Получив из заветного источника заряд любви к жизни, бережно храня в себе ощущения новых ласк, она встала с койки другим человеком. Хорошая комната! умывальник и шкаф — что еще надо? Она обмыла Его и себя; обтерла Его и себя; одела Его и себя. В назначенный час они мирно сидели на койке, молча, соприкасаясь лишь пальцами. Уже шел день понедельник; Этот шел по коридору, и не шли на ум грустные мысли, что времени мало и что сладкий час бы продлить. Ведь Отцу пора отдыхать; завтра… вернее, сегодня — даже не верится — сегодня на поезд… вечером на поезд,
Этот постучал в дверь.
Начался решающий этап операции.
Через пятнадцать часов, когда настал
Да, все было сделано днем хорошо, ничего не забыто; в общежитии знали об ее предстоящем отсутствии; она написала соответствующее заявление и попросила передать его в учебную часть; даже уложенные чемоданы, чтоб не создавать хлопот, были уже перевезены на вокзал и уложены в автоматическую камеру хранения. И теперь, в ожидании назначенного времени, Марина и ее верный пособник сидели в кладовке и лениво перебрасывались малозначительными словами, как хоккеисты в раздевалке, в перерыве перед последним периодом почти уже выигранного матча.
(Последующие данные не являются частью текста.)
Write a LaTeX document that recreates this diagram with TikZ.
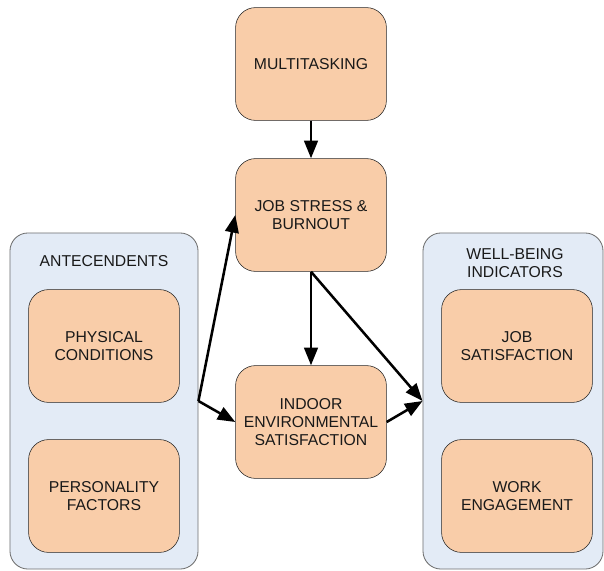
\documentclass[tikz,border=0pt]{standalone}
\usepackage{fontspec}
\setmainfont{Liberation Sans}
\usepackage{tikz}
\usetikzlibrary{arrows.meta}

\definecolor{peach}{HTML}{F9CDA9}
\definecolor{paleblue}{HTML}{E3EBF6}
\definecolor{frame}{HTML}{6E6E6E}

\begin{document}
\begin{tikzpicture}[
    x=0.025cm, y=-0.025cm,
    factor/.style={rectangle, rounded corners=0.5cm, draw=black!85, fill=peach,
        minimum width=3.77cm, minimum height=2.82cm, align=center,
        font=\fontsize{11.2}{12.9}\selectfont, text=black!90},
    group/.style={rectangle, rounded corners=0.45cm, draw=frame, fill=paleblue,
        line width=0.6pt},
    title/.style={align=center, font=\fontsize{11.2}{12.9}\selectfont, text=black!90},
    link/.style={line width=1.8pt, -{Triangle[length=0.44cm, width=0.34cm]}}
]

\useasboundingbox (0,0) rectangle (604,571);

% Define groups
\node[group, minimum width=4.7cm, minimum height=8.4cm] (ante) at (104, 401) {};
\node[title] (antetitle) at (104, 261) {ANTECENDENTS};
\node[group, minimum width=4.5cm, minimum height=8.4cm] (well) at (513, 401) {};
\node[title] (welltitle) at (515, 263) {WELL-BEING\\INDICATORS};

% Define factors
\node[factor] (multi) at (311, 64) {MULTITASKING};
\node[factor] (stress) at (311, 215) {JOB STRESS \&\\BURNOUT};
\node[factor] (indoor) at (311, 422) {INDOOR\\ENVIRONMENTAL\\SATISFACTION};
\node[factor] (physical) at (104, 346) {PHYSICAL\\CONDITIONS};
\node[factor] (personality) at (104, 496) {PERSONALITY\\FACTORS};
\node[factor] (jobsat) at (517, 346) {JOB\\SATISFACTION};
\node[factor] (work) at (517, 496) {WORK\\ENGAGEMENT};

% Define links
\draw[link] (multi) -- (stress);
\draw[link] (stress) -- (indoor);
\draw[link] (stress.south) -- (well.west);
\draw[link] (ante.east) -- (stress.west);
\draw[link] (ante.east) -- (indoor.west);
\draw[link] (indoor.east) -- (well.west);

\end{tikzpicture}
\end{document}
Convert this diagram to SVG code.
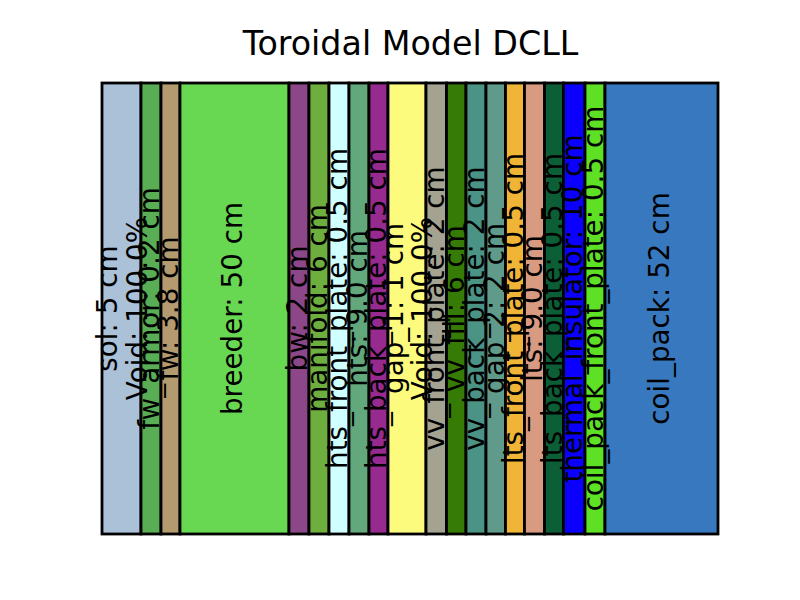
<svg xmlns="http://www.w3.org/2000/svg" width="800" height="600" viewBox="0 0 800 600">
<style>
.layer{stroke:#000;stroke-width:2.8;stroke-linejoin:miter}
.lbl{font-family:"DejaVu Sans",sans-serif;font-size:27.8px;fill:#000;text-anchor:middle}
.title{font-family:"DejaVu Sans",sans-serif;font-size:33.3px;fill:#000;text-anchor:middle}
</style>
<rect width="800" height="600" fill="#fff"/>
<text class="title" x="410.5" y="55">Toroidal Model DCLL</text>
<g id="layers">
<g id="sol"><rect class="layer" x="102" y="83" width="39" height="451" fill="#abc1d8"/></g>
<g id="fw_armor"><rect class="layer" x="141" y="83" width="20" height="451" fill="#58ad55"/></g>
<g id="fw"><rect class="layer" x="161" y="83" width="19" height="451" fill="#b49a6f"/></g>
<g id="breeder"><rect class="layer" x="180" y="83" width="109" height="451" fill="#68d752"/></g>
<g id="bw"><rect class="layer" x="289" y="83" width="20" height="451" fill="#8b4787"/></g>
<g id="manifold"><rect class="layer" x="309" y="83" width="20" height="451" fill="#6eae3e"/></g>
<g id="hts_front_plate"><rect class="layer" x="329" y="83" width="20" height="451" fill="#d0ffff"/></g>
<g id="hts"><rect class="layer" x="349" y="83" width="20" height="451" fill="#62a87c"/></g>
<g id="hts_back_plate"><rect class="layer" x="369" y="83" width="19" height="451" fill="#962a8e"/></g>
<g id="gap_1"><rect class="layer" x="388" y="83" width="38" height="451" fill="#fdfb7e"/></g>
<g id="vv_front_plate"><rect class="layer" x="426" y="83" width="20.5" height="451" fill="#a4a290"/></g>
<g id="vv_fill"><rect class="layer" x="446.5" y="83" width="19.5" height="451" fill="#367b06"/></g>
<g id="vv_back_plate"><rect class="layer" x="466" y="83" width="20" height="451" fill="#4b9385"/></g>
<g id="gap_2"><rect class="layer" x="486" y="83" width="19.5" height="451" fill="#5f9a8a"/></g>
<g id="lts_front_plate"><rect class="layer" x="505.5" y="83" width="19" height="451" fill="#f0b436"/></g>
<g id="lts"><rect class="layer" x="524.5" y="83" width="20" height="451" fill="#d99a82"/></g>
<g id="lts_back_plate"><rect class="layer" x="544.5" y="83" width="19" height="451" fill="#0b5e36"/></g>
<g id="thermal_insulator"><rect class="layer" x="563.5" y="83" width="21.5" height="451" fill="#0a00fb"/></g>
<g id="coil_pack_front_plate"><rect class="layer" x="585" y="83" width="20" height="451" fill="#5ee125"/></g>
<g id="coil_pack"><rect class="layer" x="605" y="83" width="113" height="451" fill="#3878be"/></g>
</g>
<g id="labels">
<text class="lbl" transform="translate(117,308.5) rotate(-90)">sol: 5 cm</text>
<text class="lbl" transform="translate(146.5,308.5) rotate(-90)">Void: 100.0%</text>
<text class="lbl" transform="translate(158.7,308.5) rotate(-90)">fw_armor: 0.2 cm</text>
<text class="lbl" transform="translate(178.2,308.5) rotate(-90)">fw: 3.8 cm</text>
<text class="lbl" transform="translate(242.2,308.5) rotate(-90)">breeder: 50 cm</text>
<text class="lbl" transform="translate(306.7,308.5) rotate(-90)">bw: 2 cm</text>
<text class="lbl" transform="translate(326.7,308.5) rotate(-90)">manifold: 6 cm</text>
<text class="lbl" transform="translate(346.7,308.5) rotate(-90)">hts_front_plate: 0.5 cm</text>
<text class="lbl" transform="translate(366.7,308.5) rotate(-90)">hts: 9.0 cm</text>
<text class="lbl" transform="translate(386.2,308.5) rotate(-90)">hts_back_plate: 0.5 cm</text>
<text class="lbl" transform="translate(403,308.5) rotate(-90)">gap_1: 1 cm</text>
<text class="lbl" transform="translate(432,308.5) rotate(-90)">Void: 100.0%</text>
<text class="lbl" transform="translate(444,308.5) rotate(-90)">vv_front_plate: 2 cm</text>
<text class="lbl" transform="translate(464,308.5) rotate(-90)">vv_fill: 6 cm</text>
<text class="lbl" transform="translate(483.7,308.5) rotate(-90)">vv_back_plate: 2 cm</text>
<text class="lbl" transform="translate(503.5,308.5) rotate(-90)">gap_2: 2 cm</text>
<text class="lbl" transform="translate(522.7,308.5) rotate(-90)">lts_front_plate: 0.5 cm</text>
<text class="lbl" transform="translate(542.2,308.5) rotate(-90)">lts: 9.0 cm</text>
<text class="lbl" transform="translate(561.7,308.5) rotate(-90)">lts_back_plate: 0.5 cm</text>
<text class="lbl" transform="translate(582,308.5) rotate(-90)">thermal_insulator: 10 cm</text>
<text class="lbl" transform="translate(602.7,308.5) rotate(-90)">coil_pack_front_plate: 0.5 cm</text>
<text class="lbl" transform="translate(669.2,308.5) rotate(-90)">coil_pack: 52 cm</text>
</g>
</svg>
— А рассказала бы ты о себе, — попросил неожиданно Этот. — Напоследок. Хоть чуть-чуть… А то как же — все обо мне да обо мне.
Она, слегка пьяненькая, усмехнулась.
— Это твоя идея была — рассказывать…
— Значит, не будешь?
Он понурился. Потом опять вскинул голову — с некой обидой, с вызовом даже.
— Ну конечно… Ты хорошая — я плохой… Ты меня, небось, только из-за дела и слушала…
Она испытала легкую неловкость.
— Слушай, — мягко сказала она и положила руку ему на колено, — так нормально все складывалось до сих пор… Ну зачем это портить? Расстанемся как друзья!
— А может, я не такой и плохой… Может…
Он закурил.
— Я, конечно, не знаю, что ты обо мне думаешь… Может, ты только делала вид, что слушала и вроде как понимала, а на самом деле думала — и всегда будешь думать — псих, чудовище?
— Нет, — сказала она.
— Верю… хотел бы верить… но, — он сокрушенно пожал плечами, — этого мне никогда не узнать… Еще одна тайна жизни, — он кривовато улыбнулся. — До сих пор две тайны было передо мной: трахалась ли Оля с кем-то, кроме меня — это раз, а если нет, то почему она тогда покраснела. Это два. Обе тайны про Олю. А теперь еще и третья, про тебя — что ты обо мне думаешь.
— Это так важно?
— Для меня — да.
— Ничего плохого я о тебе не думаю.
Он вздохнул.
— Знаешь… даже если ты и думаешь плохо — как же, глумился… пациенток топтал… то я тебе на это скажу вот что. Напоследочек. Все наши препараты, все назначения — полная х--ня. Никого они тут не вылечили и не вылечат никогда, а если кому-то и лучше стало, то еще неизвестно, что бы без такого лечения. Может, мой член для этих баб полезней цистерны дроперидола. От них-то, конечно, в койке можно было ожидать всякого, но я — сам по себе — драл их как самых обычных баб, таких же, как…
Он смешался.
— Как я, — подсказала она, — ну, если бы…
— В общем, да. Ты меня понимаешь. Драл их, короче, просто как мужик… проявляя к ним, может, больше человечности, чем вся наша здравоохрана…
Он помолчал и сказал с еще большим вызовом:
— Какой-нибудь очень культурный доктор Фрейд, небось, задал бы мне каверзный вопросик: «А ты, Вася, самих этих бедных женщин спросил? Разве это человечно — топтать беззащитных и, может, даже не понимающих, что происходит? Разве это, Васятка, не преступление против личности?» И вижу я по твоему лицу, что и ты сама… из женской солидарности, что ли… тоже не прочь бы задать мне такой вопрос…
— Не прочь, — подтвердила она, — только не из солидарности — просто из интереса… И что бы ты сказал?
— Сказал бы… мог бы сказать, — он подчеркнул это «мог бы», — вот что. Некоторые из тех беззащитных сами просят, да еще как… а другие — если не просят, то не факт, что не хотят. Жрать-то им всем дают, не спрашивают — хочешь, нет? Потому что жрать — природная человеческая необходимость. А трахаться — нет, значит?